The Michelin starred Indian restaurant, Gymkhana has been championing goat meat from the start. On the menu is a Kid Goat Methi Keema which for those of you who don’t know is a mince goat meat and fenugreek spiced kebab. Sounds delicious doesn’t it? If you can’t make it to the London restaurant, try the recipe below.

goat pizza Homeslice


Homeslice has a delicious seasonal and ever changing menu which isn’t afraid of using more obscure meats like goat, oxtail and vension. Check an eye on the menu for their next goat offering…

Smoking Goat

Soho’s sensational Smoking Goat is as you would expect from the name, a big fan of goat meat. You can share a whole smoked goat shoulder for just £17.

If you’d rather try goat at home, try this recipe from Gymkhana.

Gymkhana Goat Recipe


This February, Ceviche the Peruvian restaurant (with locations in Soho and Shoreditch) launched a goat menu. There was a special Goat Masterclass, where guests were given the opportunity to work alongside Executive Chef Vito Reyes, and learn the secrets behind traditional Peruvian goat butchery. 

Students were taught how to sustainably utilise all parts of the goat, from nose to tail and the best techniques for seasoning, preparing, and cooking goat meat, in order to make the most of its delicate flavour.

Following the butchery, guests sat down to a roast goat feast with dishes such as Seco de Cabrito, beer braised lamb served with coriander rice and fava beans; Cabrito al Horno, roasted goat in a Peruvian spice rub, with charred sweet potatoes; and grilled goat, Panca marinated goat cutlets, spicy potato mash, and Andean herbs sauce; all washed down with Pisco Sours, and bottled Pisco punch. 

Stay tuned for more goat-themed workshops and menu updates. 

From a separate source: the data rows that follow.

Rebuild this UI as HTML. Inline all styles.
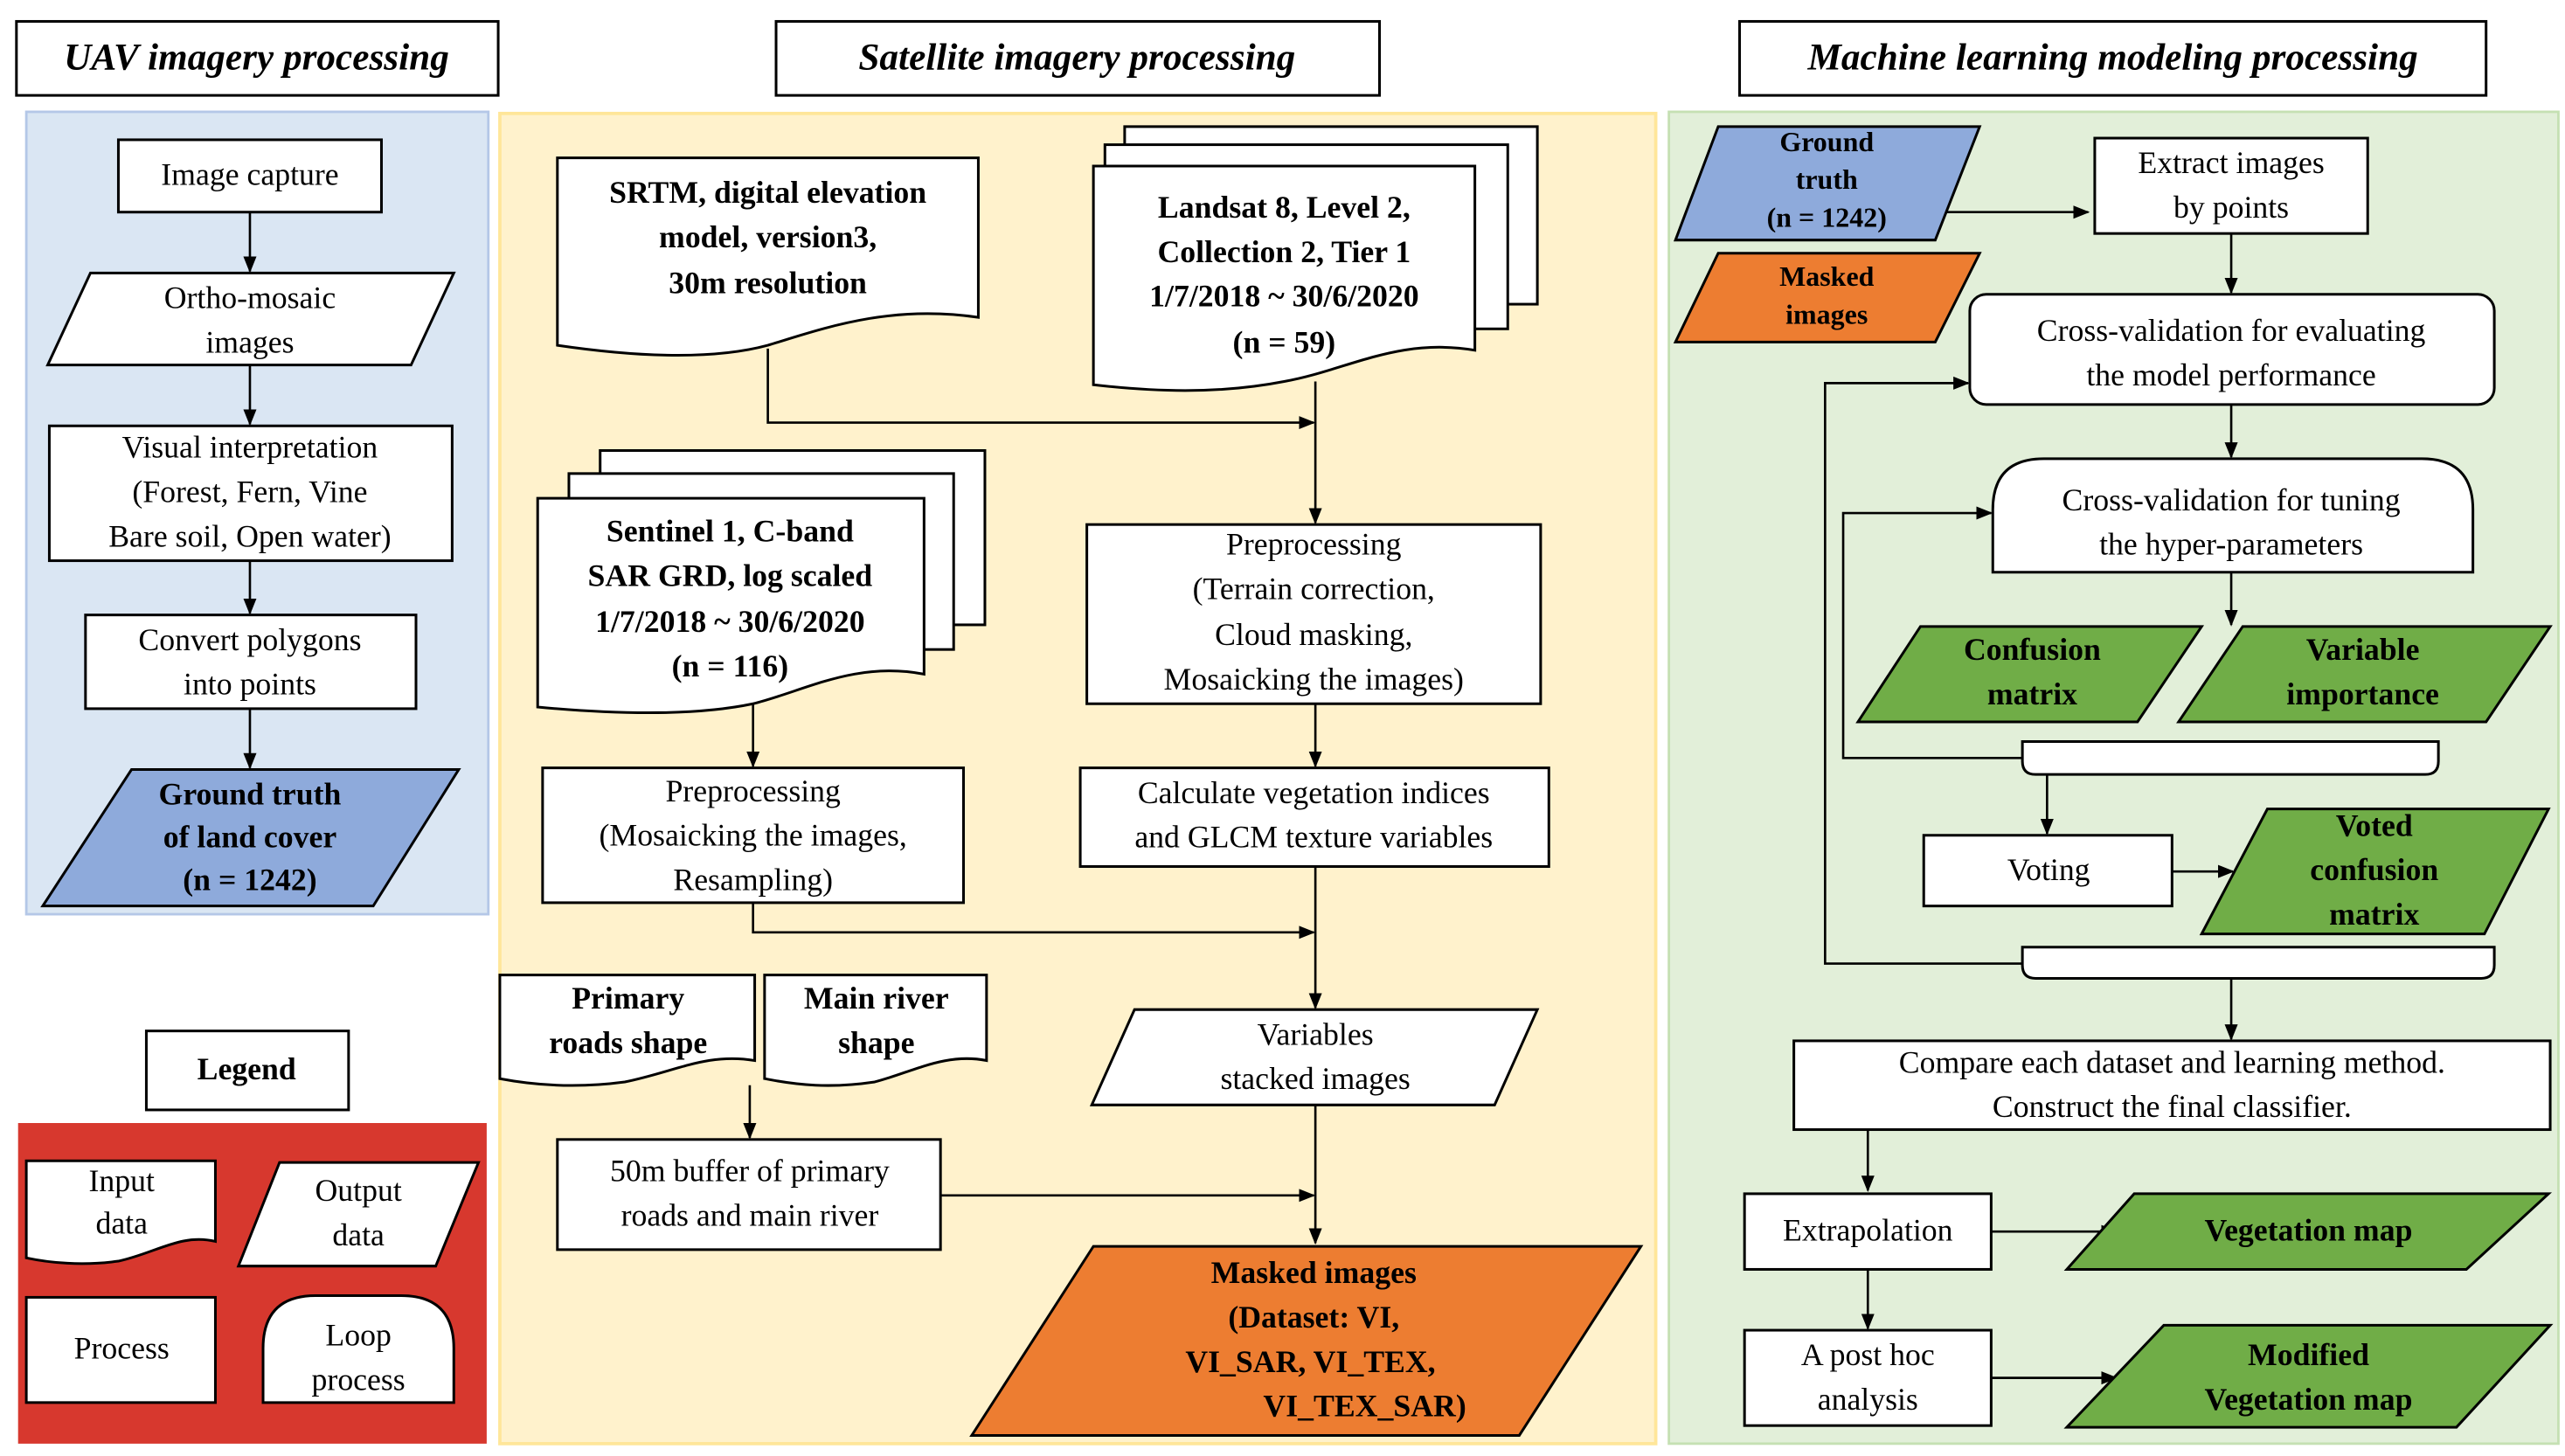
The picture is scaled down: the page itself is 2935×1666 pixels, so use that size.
<!DOCTYPE html>
<html><head><meta charset="utf-8"><style>
html,body{margin:0;padding:0;background:#fff;}
svg{display:block;}
text{font-family:"Liberation Serif",serif;font-size:19px;fill:#000;text-anchor:middle;dominant-baseline:middle;}
.b{font-weight:bold;}
.t{font-weight:bold;font-style:italic;font-size:23px;}
.s{stroke:#000;stroke-width:1.6;}
</style></head><body>
<svg width="2935" height="1666" viewBox="0 0 1560 885.5" xmlns="http://www.w3.org/2000/svg">
<defs><marker id="a" markerWidth="10" markerHeight="10" refX="9" refY="5" orient="auto" markerUnits="userSpaceOnUse"><path d="M0,1 L10,5 L0,9 Z" fill="#000"/></marker></defs>
<rect width="1560" height="886" fill="#fff"/>
<!-- titles -->
<rect x="10" y="13" width="293" height="45" fill="#fff" class="s"/>
<text x="156" y="37" class="t">UAV imagery processing</text>
<rect x="472" y="13" width="367" height="45" fill="#fff" class="s"/>
<text x="655" y="37" class="t">Satellite imagery processing</text>
<rect x="1058" y="13" width="454" height="45" fill="#fff" class="s"/>
<text x="1285" y="37" class="t">Machine learning modeling processing</text>
<!-- panels -->
<rect x="16" y="68" width="281" height="488" fill="#dae6f3" stroke="#b4c7e7" stroke-width="1.5"/>
<rect x="304" y="69" width="703" height="809" fill="#fff2cc" stroke="#ffe699" stroke-width="2"/>
<rect x="1015" y="68" width="541" height="810" fill="#e2efd9" stroke="#c5e0b3" stroke-width="1.5"/>

<g fill="none" stroke="#000" stroke-width="1.4">
<!-- col1 arrows -->
<line x1="152" y1="129" x2="152" y2="165" marker-end="url(#a)"/>
<line x1="152" y1="222" x2="152" y2="258" marker-end="url(#a)"/>
<line x1="152" y1="341" x2="152" y2="373" marker-end="url(#a)"/>
<line x1="152" y1="431" x2="152" y2="467" marker-end="url(#a)"/>
<!-- col2 -->
<polyline points="467,212 467,257 799,257" marker-end="url(#a)"/>
<line x1="800" y1="232" x2="800" y2="318" marker-end="url(#a)"/>
<line x1="800" y1="428" x2="800" y2="466" marker-end="url(#a)"/>
<line x1="458" y1="428" x2="458" y2="466" marker-end="url(#a)"/>
<polyline points="458,549 458,567 799,567" marker-end="url(#a)"/>
<line x1="800" y1="527" x2="800" y2="613" marker-end="url(#a)"/>
<line x1="800" y1="672" x2="800" y2="756" marker-end="url(#a)"/>
<line x1="456" y1="660" x2="456" y2="692" marker-end="url(#a)"/>
<line x1="572" y1="727" x2="799" y2="727" marker-end="url(#a)"/>
<!-- col3 -->
<line x1="1180" y1="129" x2="1270" y2="129" marker-end="url(#a)"/>
<line x1="1357" y1="142" x2="1357" y2="178" marker-end="url(#a)"/>
<line x1="1357" y1="246" x2="1357" y2="278" marker-end="url(#a)"/>
<line x1="1357" y1="348" x2="1357" y2="380" marker-end="url(#a)"/>
<polyline points="1230,461 1121,461 1121,312 1211,312" marker-end="url(#a)"/>
<line x1="1245" y1="471" x2="1245" y2="507" marker-end="url(#a)"/>
<line x1="1321" y1="530" x2="1358" y2="530" marker-end="url(#a)"/>
<polyline points="1230,586 1110,586 1110,233 1197,233" marker-end="url(#a)"/>
<line x1="1357" y1="595" x2="1357" y2="632" marker-end="url(#a)"/>
<line x1="1136" y1="687" x2="1136" y2="724" marker-end="url(#a)"/>
<line x1="1211" y1="749" x2="1287" y2="749" marker-end="url(#a)"/>
<line x1="1136" y1="772" x2="1136" y2="808" marker-end="url(#a)"/>
<line x1="1211" y1="838" x2="1287" y2="838" marker-end="url(#a)"/>
</g>

<!-- col1 shapes -->
<rect x="72" y="85" width="160" height="44" fill="#fff" class="s"/>
<text x="152" y="108">Image capture</text>
<polygon points="55,166 276,166 250,222 29,222" fill="#fff" class="s"/>
<text x="152" y="183">Ortho-mosaic</text><text x="152" y="210">images</text>
<rect x="30" y="259" width="245" height="82" fill="#fff" class="s"/>
<text x="152" y="274">Visual interpretation</text><text x="152" y="301">(Forest, Fern, Vine</text><text x="152" y="328">Bare soil, Open water)</text>
<rect x="52" y="374" width="201" height="57" fill="#fff" class="s"/>
<text x="152" y="391">Convert polygons</text><text x="152" y="418">into points</text>
<polygon points="80,468 279,468 227,551 26,551" fill="#8eaadb" class="s"/>
<g class="b"><text x="152" y="485" class="b">Ground truth</text><text x="152" y="511" class="b">of land cover</text><text x="152" y="537" class="b">(n = 1242)</text></g>

<!-- legend -->
<rect x="89" y="627" width="123" height="48" fill="#fff" class="s"/>
<text x="150" y="652" class="b">Legend</text>
<rect x="11" y="683" width="285" height="195" fill="#d7382e"/>
<path d="M16,706 H131 V755 C110,750 95,762 72,767 C50,770 30,768 16,765 Z" fill="#fff" class="s"/>
<text x="74" y="720">Input</text><text x="74" y="746">data</text>
<polygon points="170,707 291,707 265,770 145,770" fill="#fff" class="s"/>
<text x="218" y="726">Output</text><text x="218" y="753">data</text>
<rect x="16" y="789" width="115" height="64" fill="#fff" class="s"/>
<text x="74" y="822">Process</text>
<path d="M160,853 V820 Q160,788 192,788 H244 Q276,788 276,820 V853 Z" fill="#fff" class="s"/>
<text x="218" y="814">Loop</text><text x="218" y="841">process</text>

<!-- col2 shapes -->
<path d="M339,96 H595 V193 C540,185 500,200 467,210 C430,220 380,216 339,210 Z" fill="#fff" class="s"/>
<text x="467" y="119" class="b">SRTM, digital elevation</text><text x="467" y="146" class="b">model, version3,</text><text x="467" y="174" class="b">30m resolution</text>
<rect x="684" y="77" width="251" height="108" fill="#fff" class="s"/>
<rect x="672" y="88" width="245" height="112" fill="#fff" class="s"/>
<path d="M665,101 H897 V213 C850,205 820,225 781,232 C740,240 700,238 665,234 Z" fill="#fff" class="s"/>
<text x="781" y="128" class="b">Landsat 8, Level 2,</text><text x="781" y="155" class="b">Collection 2, Tier 1</text><text x="781" y="182" class="b">1/7/2018 ~ 30/6/2020</text><text x="781" y="210" class="b">(n = 59)</text>
<rect x="365" y="274" width="234" height="106" fill="#fff" class="s"/>
<rect x="346" y="288" width="234" height="107" fill="#fff" class="s"/>
<path d="M327,303 H562 V410 C520,402 490,420 458,428 C420,436 370,434 327,430 Z" fill="#fff" class="s"/>
<text x="444" y="325" class="b">Sentinel 1, C-band</text><text x="444" y="352" class="b">SAR GRD, log scaled</text><text x="444" y="380" class="b">1/7/2018 ~ 30/6/2020</text><text x="444" y="407" class="b">(n = 116)</text>
<rect x="661" y="319" width="276" height="109" fill="#fff" class="s"/>
<text x="799" y="333">Preprocessing</text><text x="799" y="360">(Terrain correction,</text><text x="799" y="388">Cloud masking,</text><text x="799" y="415">Mosaicking the images)</text>
<rect x="657" y="467" width="285" height="60" fill="#fff" class="s"/>
<text x="799" y="484">Calculate vegetation indices</text><text x="799" y="511">and GLCM texture variables</text>
<rect x="330" y="467" width="256" height="82" fill="#fff" class="s"/>
<text x="458" y="483">Preprocessing</text><text x="458" y="510">(Mosaicking the images,</text><text x="458" y="537">Resampling)</text>
<polygon points="690,614 935,614 909,672 664,672" fill="#fff" class="s"/>
<text x="800" y="631">Variables</text><text x="800" y="658">stacked images</text>
<path d="M304,593 H459 V645 C430,640 410,652 380,658 C350,662 325,660 304,656 Z" fill="#fff" class="s"/>
<text x="382" y="609" class="b">Primary</text><text x="382" y="636" class="b">roads shape</text>
<path d="M465,593 H600 V645 C575,640 555,652 532,658 C505,662 485,660 465,656 Z" fill="#fff" class="s"/>
<text x="533" y="609" class="b">Main river</text><text x="533" y="636" class="b">shape</text>
<rect x="339" y="693" width="233" height="67" fill="#fff" class="s"/>
<text x="456" y="714">50m buffer of primary</text><text x="456" y="741">roads and main river</text>
<polygon points="665,758 998,758 924,873 591,873" fill="#ed7d31" class="s"/>
<text x="799" y="776" class="b">Masked images</text><text x="799" y="803" class="b">(Dataset: VI,</text><text x="797" y="830" class="b">VI_SAR, VI_TEX,</text><text x="830" y="857" class="b">VI_TEX_SAR)</text>

<!-- col3 shapes -->
<polygon points="1045,77 1204,77 1177,146 1019,146" fill="#8eaadb" class="s"/>
<text x="1111" y="88" class="b" style="font-size:17px">Ground</text><text x="1111" y="111" class="b" style="font-size:17px">truth</text><text x="1111" y="134" class="b" style="font-size:17px">(n = 1242)</text>
<polygon points="1045,154 1204,154 1177,208 1019,208" fill="#ed7d31" class="s"/>
<text x="1111" y="170" class="b" style="font-size:17px">Masked</text><text x="1111" y="193" class="b" style="font-size:17px">images</text>
<rect x="1274" y="84" width="166" height="58" fill="#fff" class="s"/>
<text x="1357" y="101">Extract images</text><text x="1357" y="128">by points</text>
<rect x="1198" y="179" width="319" height="67" rx="10" fill="#fff" class="s"/>
<text x="1357" y="203">Cross-validation for evaluating</text><text x="1357" y="230">the model performance</text>
<path d="M1212,348 V310 Q1212,279 1243,279 H1473 Q1504,279 1504,310 V348 Z" fill="#fff" class="s"/>
<text x="1357" y="306">Cross-validation for tuning</text><text x="1357" y="333">the hyper-parameters</text>
<polygon points="1168,381 1339,381 1300,439 1130,439" fill="#70ad47" class="s"/>
<text x="1236" y="397" class="b">Confusion</text><text x="1236" y="424" class="b">matrix</text>
<polygon points="1364,381 1551,381 1512,439 1325,439" fill="#70ad47" class="s"/>
<text x="1437" y="397" class="b">Variable</text><text x="1437" y="424" class="b">importance</text>
<path d="M1230,451 H1483 V463 Q1483,471 1475,471 H1238 Q1230,471 1230,463 Z" fill="#fff" class="s"/>
<rect x="1170" y="508" width="151" height="43" fill="#fff" class="s"/>
<text x="1246" y="531">Voting</text>
<polygon points="1379,492 1550,492 1511,568 1339,568" fill="#70ad47" class="s"/>
<text x="1444" y="504" class="b">Voted</text><text x="1444" y="531" class="b">confusion</text><text x="1444" y="558" class="b">matrix</text>
<path d="M1230,576 H1517 V587 Q1517,595 1509,595 H1238 Q1230,595 1230,587 Z" fill="#fff" class="s"/>
<rect x="1091" y="633" width="460" height="54" fill="#fff" class="s"/>
<text x="1321" y="648">Compare each dataset and learning method.</text><text x="1321" y="675">Construct the final classifier.</text>
<rect x="1061" y="726" width="150" height="46" fill="#fff" class="s"/>
<text x="1136" y="750">Extrapolation</text>
<polygon points="1298,726 1550,726 1500,772 1257,772" fill="#70ad47" class="s"/>
<text x="1404" y="750" class="b">Vegetation map</text>
<rect x="1061" y="809" width="150" height="58" fill="#fff" class="s"/>
<text x="1136" y="826">A post hoc</text><text x="1136" y="853">analysis</text>
<polygon points="1316,806 1551,806 1494,868 1257,868" fill="#70ad47" class="s"/>
<text x="1404" y="826" class="b">Modified</text><text x="1404" y="853" class="b">Vegetation map</text>
</svg>
</body></html>
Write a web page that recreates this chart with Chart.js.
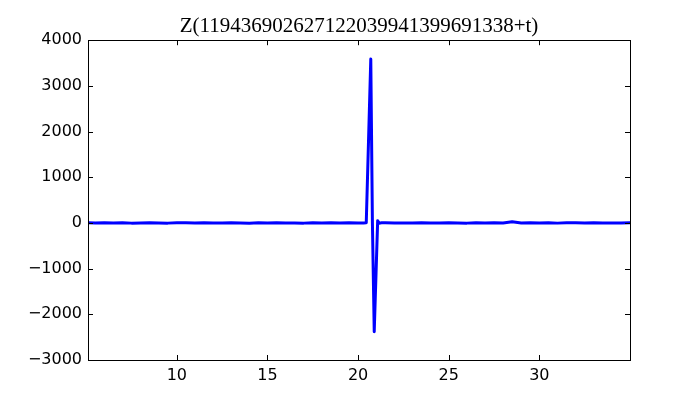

Recipe: Gymkhana’s Kid Goat Methi Keema served with Salli and Pao


  • 160gm kid shoulder mince
  • 50gm liver
  • 15ml vegetable oil
  • 1 bay leaf
  • 1 onion
  • 1 tomato
  • Salt (to taste)
  • 5 grams turmeric powder
  • 5 grams red chilli powder
  • 10 grams ginger
  • 3 cloves garlic
  • 1 green chilli
  • 5 grams garam masala powder
  • 50grams fresh methi leaves (fenugreek)
  • 20 grams fresh coriander


  1. Heat the oil in a heavy bottomed pan and add in the onions, which should be finely chopped, along with the bay leaf. Fry until light golden in colour. Add the kid mince, stirring until it turns light brown and then throw in the chopped ginger, garlic and green chilli. After 2 minutes add the powdered spices and cook for another few minutes. Now stir in the chopped tomatoes and reduce the heat.
  2. Finely chop the methi leaves, removing the stalks and then add to the mince along with half a cup of water. Dice the livers before tossing them in with the keema and covering with a lid. With the heat on low, allow the keema to simmer for 7-8 minutes.
  3. To finish, finely shred the fresh coriander leaves and add to the mince. Serve with either parantha or pao bread.